Тем не менее связь с сумароковской школой — и в перечне осмеиваемых пороков, и в ритмической структуре (басенное чередование трехстопного ямба с шестистопным, которое затем Богданович будет или убирать, или сглаживать) — сохранялась. Так, например, отец Душеньки, условный царь условного царства, в ранней версии изображался в рамках с обычной басенно-моралистической — просумароковской — сатирической парадигмой — как искоренитель достойных осмеяния изъянов. Новый царь вводит новую политику:
Не стали воры красть,
И ябеды молчали,
Жил каждый без печали.
И ел и пил во сласть{548}.
Примечательно было то, что царь изображался как искоренитель пороков по сумароковской программе: не случайно Богданович вводит упоминание об имевшем место «не в давнем времени» московском «маскараде». Упомянутый маскарад — знаменитое театрализованное шествие «Торжествующая Минерва», состоявшееся в Москве 30 января и 1–2 февраля 1763 года, на Масленицу. Императрица и двор находились в Москве в связи с коронационными церемониями.
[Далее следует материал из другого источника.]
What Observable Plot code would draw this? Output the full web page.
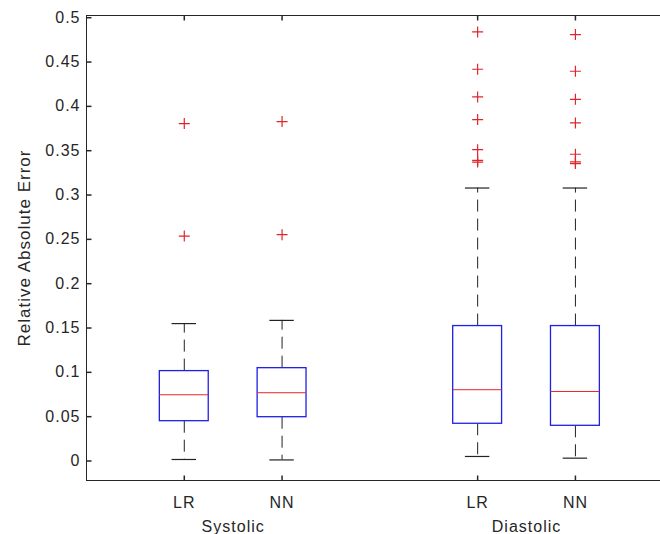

Описанное в начале сказки барочно-аллегорическое действо — маски пороков, надписи под эмблемами пороков — относится, видимо, к каким-то самым ранним наброскам Богдановича: не случайно маскарад приурочен к «недавнему» времени. Царь, как сказано здесь, не только «достойно» награждал и «осуждал», но наклеивал «ослиные уши», «коровий хвост», «бараний рог», «верблюжий горб» или «две пары ног» провинившимся подданным{549}. Неожиданный фрагмент карнавального действа не получил никакого существенного комментария в исследовательской литературе, хотя мог бы служить наглядной иллюстрацией бахтинской теории средневекового смехового поведения. Так, в частности, царь отдает приказ:
И словом
В своем уставе новом
Велел, чтоб всякие злонравны чудаки
С приличной надписью носили колпаки.
По коим в обществе везде их примечали,
И прочь от них бежали{550}.
Весь этот пассаж отсылает к традиции средневековых смеховых шествий во время праздника дураков и осла, сделавшихся предметом рефлексии в более позднюю — гуманистическую — эпоху, когда формировался литературный бурлеск{551}. Все первоначальные фрагменты сказки Богдановича носят характер метатекста: автор примеривает и оценивает разные смеховые традиции. В такой «лабораторной» работе были элементы откровенной «перелицовки» и даже непристойной поэзии (причем введенные уже позднее, во второй редакции). Так, например, провожавшие Душеньку «шестнадцать человек» несли ее «хрустальную кровать», а также еще весьма примечательные атрибуты досуга героини:
Шестнадцать человек, поклавши на подушки,
Несли Царевнины тамбуры и коклюшки,
Которы клала там сама царица-мать…{552}
В первой версии набор предметов был несколько иной: «и куклы и игрушки»{553}. Слово «коклюшка» было знаком крайней непристойности, оно отсылало к русской барковиане, к той эпиграмме, которая, по замечанию М. Шруба, едва ли не дала название всему сборнику «Девичья игрушка»:
Всех лутче кажется та девушкам игрушка,
Как ежели в шгаиах хорошенька коклюшка{554}.
Эти «коклюшки» обыгрывались и В. Майковым в «Елисее»[96] делая отсылку к эротической семантике, более прозрачной в других литературных текстах, Богданович придавал поэме более утонченный, осложненный эротическими реминисценциями подтекст. Взамен откровенности барковианы и травестийной грубости ироикомической поэмы появлялась утонченная двусмысленность, шутливая игра коннотациями и подтекстами.
Характерна, однако, общая тенденция в стилистической работе над текстом: Богданович, сохраняя знак литературной традиции (читаемый посвященными), будет стремиться к нейтрализации языка, к сглаживанию того веера стилевых потоков, которые присутствовали в первой версии 1778 года. Его главным завоеванием станет тот ироничный «средний» язык и «штиль», которые не боятся отдельных «чужих» вкраплений, но уже выдерживают общий галантный тон. Если сатирические аспекты первой книги оказались практически невостребованы (книга не вызвала в 1778 году никакого резонанса), то ее сюжетная канва, связанная с эротической темой и полностью заявленная в издании 1783 года, найдет созвучие в идеологической установке двора на культивирование галантной культуры.